Fife councillors have broken convention to honour the lives of two well-known people by naming new streets after them.
Members of the north east Fife area committee agreed to overlook the normal protocol for street naming and numbering by approving the names ‘John Dott Avenue’ and ‘Iain Peter Place’ for two new streets being created on land west of Kilmany Road in Wormit.
Normally, the local authority’s policy does not allow streets to be named after living people or people who have been dead for fewer than five years.
However, councillors decided to make an exception for Mr Dott and Mr Peter, both of whom served their local community well before their deaths in the last couple of years.
Mr Dott was a long-standing member and chair of Newport, Wormit and Forgan Community Council, and served as a north east Fife district councillor between 1989 and 1993.

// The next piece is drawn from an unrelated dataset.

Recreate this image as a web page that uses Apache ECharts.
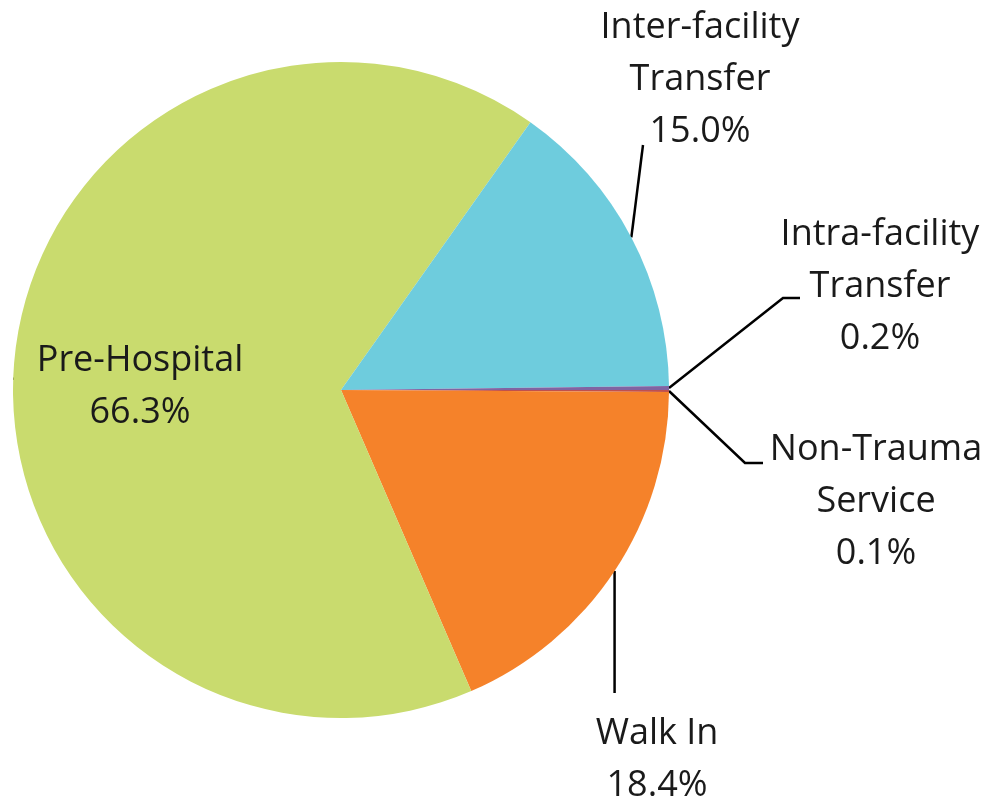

He was the local pharmacist and also the Group Scout Leader for many years, and warm tributes were paid to him when he passed away in 2019.
His daughter Anne said her father – a long-standing Conservative supporter – “cared deeply” for north Fife and was vehemently against any plans to see the area “swallowed up” by Dundee, or forgotten about by Fife Council based in Glenrothes.
A spokesperson for Newport, Wormit and Forgan Community Council said they backed moves to name a street after him, describing him as a “lovely man”, “well-liked and respected throughout the community”.
Mr Peter, meanwhile, was a highly respected and well-liked local businessman who was born and brought up across the road from the development in Kilmany Road.
He started his first joinery business in Wormit Farm buildings, and the building business grew and thrived for 30 years, training and employing many local people over the years and becoming one of the major employers in the area.
Mr Peter passed away at the age of 53 in 2018 after battling liver cancer.